» **WRITTEN EXERCISE**: Return the material word for word. Do not include the pictures.

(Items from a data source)
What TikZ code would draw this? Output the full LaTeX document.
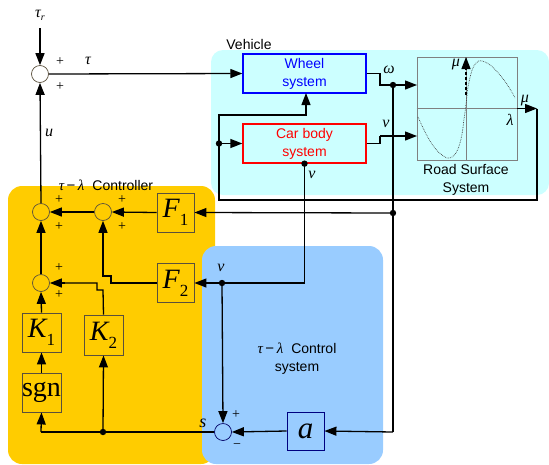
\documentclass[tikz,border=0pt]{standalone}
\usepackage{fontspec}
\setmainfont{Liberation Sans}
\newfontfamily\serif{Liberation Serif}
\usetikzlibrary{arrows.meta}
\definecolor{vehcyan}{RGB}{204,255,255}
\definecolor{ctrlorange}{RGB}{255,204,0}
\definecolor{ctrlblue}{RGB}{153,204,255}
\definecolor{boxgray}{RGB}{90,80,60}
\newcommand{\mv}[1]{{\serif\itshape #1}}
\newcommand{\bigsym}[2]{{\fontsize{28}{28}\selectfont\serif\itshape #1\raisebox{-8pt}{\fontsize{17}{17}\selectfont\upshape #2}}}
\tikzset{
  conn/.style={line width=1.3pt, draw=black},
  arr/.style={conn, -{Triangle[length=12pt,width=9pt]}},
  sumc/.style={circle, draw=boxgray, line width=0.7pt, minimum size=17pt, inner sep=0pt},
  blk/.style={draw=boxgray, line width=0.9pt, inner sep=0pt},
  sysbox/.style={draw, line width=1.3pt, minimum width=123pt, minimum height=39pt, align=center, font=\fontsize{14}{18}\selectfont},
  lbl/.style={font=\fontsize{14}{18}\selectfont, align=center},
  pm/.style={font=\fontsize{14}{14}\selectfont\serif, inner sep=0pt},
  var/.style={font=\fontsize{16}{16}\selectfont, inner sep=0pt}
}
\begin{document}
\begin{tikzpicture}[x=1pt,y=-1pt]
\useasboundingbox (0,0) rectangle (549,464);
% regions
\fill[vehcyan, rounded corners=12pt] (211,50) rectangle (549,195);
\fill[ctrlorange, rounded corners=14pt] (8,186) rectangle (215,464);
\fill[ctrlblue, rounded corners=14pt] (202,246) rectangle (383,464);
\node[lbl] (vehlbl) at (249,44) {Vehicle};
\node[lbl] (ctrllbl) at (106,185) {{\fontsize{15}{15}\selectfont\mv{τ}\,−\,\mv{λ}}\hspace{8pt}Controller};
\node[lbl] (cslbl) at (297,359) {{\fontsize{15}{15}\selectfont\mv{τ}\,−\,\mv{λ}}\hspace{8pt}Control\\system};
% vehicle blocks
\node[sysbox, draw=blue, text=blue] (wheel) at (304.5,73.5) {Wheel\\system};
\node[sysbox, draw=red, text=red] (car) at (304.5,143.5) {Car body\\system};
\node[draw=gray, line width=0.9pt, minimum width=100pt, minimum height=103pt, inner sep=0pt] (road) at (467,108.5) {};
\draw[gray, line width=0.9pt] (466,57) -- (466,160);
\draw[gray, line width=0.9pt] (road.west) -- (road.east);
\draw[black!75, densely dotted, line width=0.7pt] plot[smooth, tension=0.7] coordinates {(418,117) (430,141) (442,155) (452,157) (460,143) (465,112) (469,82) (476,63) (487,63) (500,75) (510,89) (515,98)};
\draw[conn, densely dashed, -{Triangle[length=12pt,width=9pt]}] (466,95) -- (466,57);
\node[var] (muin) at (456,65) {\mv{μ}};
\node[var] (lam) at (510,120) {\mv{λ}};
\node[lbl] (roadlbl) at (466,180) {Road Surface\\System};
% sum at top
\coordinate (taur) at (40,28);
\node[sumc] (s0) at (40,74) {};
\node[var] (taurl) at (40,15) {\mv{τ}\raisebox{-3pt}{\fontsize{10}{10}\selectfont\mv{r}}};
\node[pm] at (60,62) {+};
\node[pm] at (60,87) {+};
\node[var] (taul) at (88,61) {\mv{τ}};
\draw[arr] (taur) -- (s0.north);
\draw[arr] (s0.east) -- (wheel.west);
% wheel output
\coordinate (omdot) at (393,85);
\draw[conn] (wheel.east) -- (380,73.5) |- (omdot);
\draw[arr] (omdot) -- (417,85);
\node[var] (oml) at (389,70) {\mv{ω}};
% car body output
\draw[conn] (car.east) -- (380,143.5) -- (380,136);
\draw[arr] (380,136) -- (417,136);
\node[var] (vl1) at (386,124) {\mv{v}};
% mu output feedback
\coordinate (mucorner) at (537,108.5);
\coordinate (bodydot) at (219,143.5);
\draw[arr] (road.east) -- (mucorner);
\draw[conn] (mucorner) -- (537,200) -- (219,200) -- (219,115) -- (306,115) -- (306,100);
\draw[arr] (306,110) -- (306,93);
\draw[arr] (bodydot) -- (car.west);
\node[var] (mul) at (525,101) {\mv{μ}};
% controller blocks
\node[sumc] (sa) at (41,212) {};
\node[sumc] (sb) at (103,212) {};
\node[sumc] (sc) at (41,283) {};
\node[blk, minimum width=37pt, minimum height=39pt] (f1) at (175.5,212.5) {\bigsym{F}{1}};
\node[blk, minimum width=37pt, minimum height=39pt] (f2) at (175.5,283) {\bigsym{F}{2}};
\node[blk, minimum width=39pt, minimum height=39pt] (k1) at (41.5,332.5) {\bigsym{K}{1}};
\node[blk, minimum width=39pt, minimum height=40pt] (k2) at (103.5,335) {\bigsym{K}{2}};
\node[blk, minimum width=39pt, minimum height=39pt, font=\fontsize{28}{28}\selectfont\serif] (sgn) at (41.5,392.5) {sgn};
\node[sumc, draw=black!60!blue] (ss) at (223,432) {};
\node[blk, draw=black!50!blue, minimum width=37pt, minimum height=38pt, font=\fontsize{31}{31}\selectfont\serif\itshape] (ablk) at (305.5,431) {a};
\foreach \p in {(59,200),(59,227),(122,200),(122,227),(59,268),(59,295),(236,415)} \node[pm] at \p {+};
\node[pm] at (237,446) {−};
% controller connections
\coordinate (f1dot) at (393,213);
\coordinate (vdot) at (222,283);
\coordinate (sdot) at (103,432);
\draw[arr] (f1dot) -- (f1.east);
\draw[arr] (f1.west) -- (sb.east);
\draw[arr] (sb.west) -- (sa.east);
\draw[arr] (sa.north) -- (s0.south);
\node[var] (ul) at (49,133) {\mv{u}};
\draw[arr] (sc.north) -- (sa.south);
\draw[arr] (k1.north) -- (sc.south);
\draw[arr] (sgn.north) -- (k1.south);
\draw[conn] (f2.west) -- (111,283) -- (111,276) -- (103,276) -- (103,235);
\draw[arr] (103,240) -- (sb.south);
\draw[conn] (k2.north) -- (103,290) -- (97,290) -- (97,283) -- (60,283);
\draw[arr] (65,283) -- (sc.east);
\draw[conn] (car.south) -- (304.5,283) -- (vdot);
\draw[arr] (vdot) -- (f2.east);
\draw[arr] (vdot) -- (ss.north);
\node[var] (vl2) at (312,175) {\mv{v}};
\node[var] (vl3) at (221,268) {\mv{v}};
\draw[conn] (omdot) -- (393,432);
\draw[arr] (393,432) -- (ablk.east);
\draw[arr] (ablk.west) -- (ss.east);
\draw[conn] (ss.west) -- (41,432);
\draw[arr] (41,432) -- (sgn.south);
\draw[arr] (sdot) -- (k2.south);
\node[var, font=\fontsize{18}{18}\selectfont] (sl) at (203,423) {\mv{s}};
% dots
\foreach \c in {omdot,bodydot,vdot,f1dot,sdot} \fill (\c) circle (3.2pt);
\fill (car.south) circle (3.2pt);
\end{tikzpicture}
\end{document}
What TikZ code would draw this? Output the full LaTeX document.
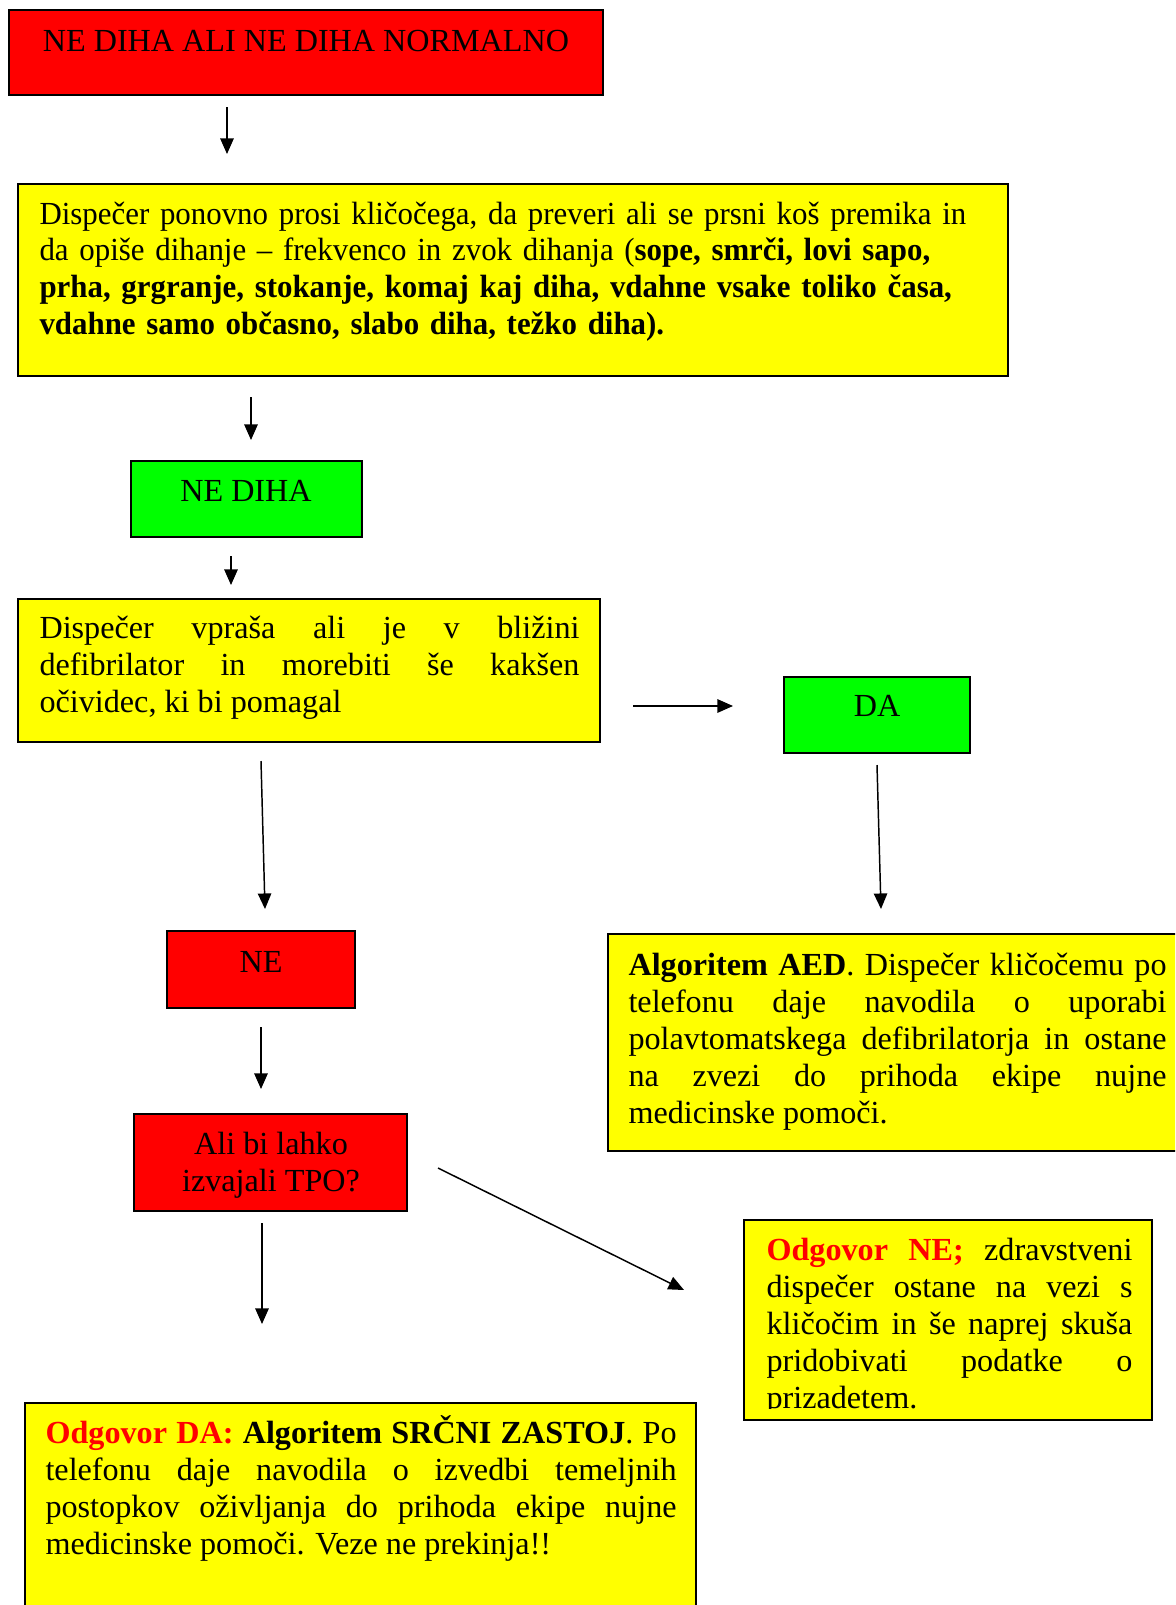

» **REPLY TO THE EXERCISE**:
What TikZ code would draw this? Output the full LaTeX document.
\documentclass[tikz,border=0pt]{standalone}
\usepackage{fontspec}
\setmainfont{Liberation Sans}
\newfontfamily\serif{Liberation Serif}
\usetikzlibrary{arrows.meta}
\definecolor{vehcyan}{RGB}{204,255,255}
\definecolor{ctrlorange}{RGB}{255,204,0}
\definecolor{ctrlblue}{RGB}{153,204,255}
\definecolor{boxgray}{RGB}{90,80,60}
\newcommand{\mv}[1]{{\serif\itshape #1}}
\newcommand{\bigsym}[2]{{\fontsize{28}{28}\selectfont\serif\itshape #1\raisebox{-8pt}{\fontsize{17}{17}\selectfont\upshape #2}}}
\tikzset{
  conn/.style={line width=1.3pt, draw=black},
  arr/.style={conn, -{Triangle[length=12pt,width=9pt]}},
  sumc/.style={circle, draw=boxgray, line width=0.7pt, minimum size=17pt, inner sep=0pt},
  blk/.style={draw=boxgray, line width=0.9pt, inner sep=0pt},
  sysbox/.style={draw, line width=1.3pt, minimum width=123pt, minimum height=39pt, align=center, font=\fontsize{14}{18}\selectfont},
  lbl/.style={font=\fontsize{14}{18}\selectfont, align=center},
  pm/.style={font=\fontsize{14}{14}\selectfont\serif, inner sep=0pt},
  var/.style={font=\fontsize{16}{16}\selectfont, inner sep=0pt}
}
\begin{document}
\begin{tikzpicture}[x=1pt,y=-1pt]
\useasboundingbox (0,0) rectangle (549,464);
% regions
\fill[vehcyan, rounded corners=12pt] (211,50) rectangle (549,195);
\fill[ctrlorange, rounded corners=14pt] (8,186) rectangle (215,464);
\fill[ctrlblue, rounded corners=14pt] (202,246) rectangle (383,464);
\node[lbl] (vehlbl) at (249,44) {Vehicle};
\node[lbl] (ctrllbl) at (106,185) {{\fontsize{15}{15}\selectfont\mv{τ}\,−\,\mv{λ}}\hspace{8pt}Controller};
\node[lbl] (cslbl) at (297,359) {{\fontsize{15}{15}\selectfont\mv{τ}\,−\,\mv{λ}}\hspace{8pt}Control\\system};
% vehicle blocks
\node[sysbox, draw=blue, text=blue] (wheel) at (304.5,73.5) {Wheel\\system};
\node[sysbox, draw=red, text=red] (car) at (304.5,143.5) {Car body\\system};
\node[draw=gray, line width=0.9pt, minimum width=100pt, minimum height=103pt, inner sep=0pt] (road) at (467,108.5) {};
\draw[gray, line width=0.9pt] (466,57) -- (466,160);
\draw[gray, line width=0.9pt] (road.west) -- (road.east);
\draw[black!75, densely dotted, line width=0.7pt] plot[smooth, tension=0.7] coordinates {(418,117) (430,141) (442,155) (452,157) (460,143) (465,112) (469,82) (476,63) (487,63) (500,75) (510,89) (515,98)};
\draw[conn, densely dashed, -{Triangle[length=12pt,width=9pt]}] (466,95) -- (466,57);
\node[var] (muin) at (456,65) {\mv{μ}};
\node[var] (lam) at (510,120) {\mv{λ}};
\node[lbl] (roadlbl) at (466,180) {Road Surface\\System};
% sum at top
\coordinate (taur) at (40,28);
\node[sumc] (s0) at (40,74) {};
\node[var] (taurl) at (40,15) {\mv{τ}\raisebox{-3pt}{\fontsize{10}{10}\selectfont\mv{r}}};
\node[pm] at (60,62) {+};
\node[pm] at (60,87) {+};
\node[var] (taul) at (88,61) {\mv{τ}};
\draw[arr] (taur) -- (s0.north);
\draw[arr] (s0.east) -- (wheel.west);
% wheel output
\coordinate (omdot) at (393,85);
\draw[conn] (wheel.east) -- (380,73.5) |- (omdot);
\draw[arr] (omdot) -- (417,85);
\node[var] (oml) at (389,70) {\mv{ω}};
% car body output
\draw[conn] (car.east) -- (380,143.5) -- (380,136);
\draw[arr] (380,136) -- (417,136);
\node[var] (vl1) at (386,124) {\mv{v}};
% mu output feedback
\coordinate (mucorner) at (537,108.5);
\coordinate (bodydot) at (219,143.5);
\draw[arr] (road.east) -- (mucorner);
\draw[conn] (mucorner) -- (537,200) -- (219,200) -- (219,115) -- (306,115) -- (306,100);
\draw[arr] (306,110) -- (306,93);
\draw[arr] (bodydot) -- (car.west);
\node[var] (mul) at (525,101) {\mv{μ}};
% controller blocks
\node[sumc] (sa) at (41,212) {};
\node[sumc] (sb) at (103,212) {};
\node[sumc] (sc) at (41,283) {};
\node[blk, minimum width=37pt, minimum height=39pt] (f1) at (175.5,212.5) {\bigsym{F}{1}};
\node[blk, minimum width=37pt, minimum height=39pt] (f2) at (175.5,283) {\bigsym{F}{2}};
\node[blk, minimum width=39pt, minimum height=39pt] (k1) at (41.5,332.5) {\bigsym{K}{1}};
\node[blk, minimum width=39pt, minimum height=40pt] (k2) at (103.5,335) {\bigsym{K}{2}};
\node[blk, minimum width=39pt, minimum height=39pt, font=\fontsize{28}{28}\selectfont\serif] (sgn) at (41.5,392.5) {sgn};
\node[sumc, draw=black!60!blue] (ss) at (223,432) {};
\node[blk, draw=black!50!blue, minimum width=37pt, minimum height=38pt, font=\fontsize{31}{31}\selectfont\serif\itshape] (ablk) at (305.5,431) {a};
\foreach \p in {(59,200),(59,227),(122,200),(122,227),(59,268),(59,295),(236,415)} \node[pm] at \p {+};
\node[pm] at (237,446) {−};
% controller connections
\coordinate (f1dot) at (393,213);
\coordinate (vdot) at (222,283);
\coordinate (sdot) at (103,432);
\draw[arr] (f1dot) -- (f1.east);
\draw[arr] (f1.west) -- (sb.east);
\draw[arr] (sb.west) -- (sa.east);
\draw[arr] (sa.north) -- (s0.south);
\node[var] (ul) at (49,133) {\mv{u}};
\draw[arr] (sc.north) -- (sa.south);
\draw[arr] (k1.north) -- (sc.south);
\draw[arr] (sgn.north) -- (k1.south);
\draw[conn] (f2.west) -- (111,283) -- (111,276) -- (103,276) -- (103,235);
\draw[arr] (103,240) -- (sb.south);
\draw[conn] (k2.north) -- (103,290) -- (97,290) -- (97,283) -- (60,283);
\draw[arr] (65,283) -- (sc.east);
\draw[conn] (car.south) -- (304.5,283) -- (vdot);
\draw[arr] (vdot) -- (f2.east);
\draw[arr] (vdot) -- (ss.north);
\node[var] (vl2) at (312,175) {\mv{v}};
\node[var] (vl3) at (221,268) {\mv{v}};
\draw[conn] (omdot) -- (393,432);
\draw[arr] (393,432) -- (ablk.east);
\draw[arr] (ablk.west) -- (ss.east);
\draw[conn] (ss.west) -- (41,432);
\draw[arr] (41,432) -- (sgn.south);
\draw[arr] (sdot) -- (k2.south);
\node[var, font=\fontsize{18}{18}\selectfont] (sl) at (203,423) {\mv{s}};
% dots
\foreach \c in {omdot,bodydot,vdot,f1dot,sdot} \fill (\c) circle (3.2pt);
\fill (car.south) circle (3.2pt);
\end{tikzpicture}
\end{document}
What TikZ code would draw this? Output the full LaTeX document.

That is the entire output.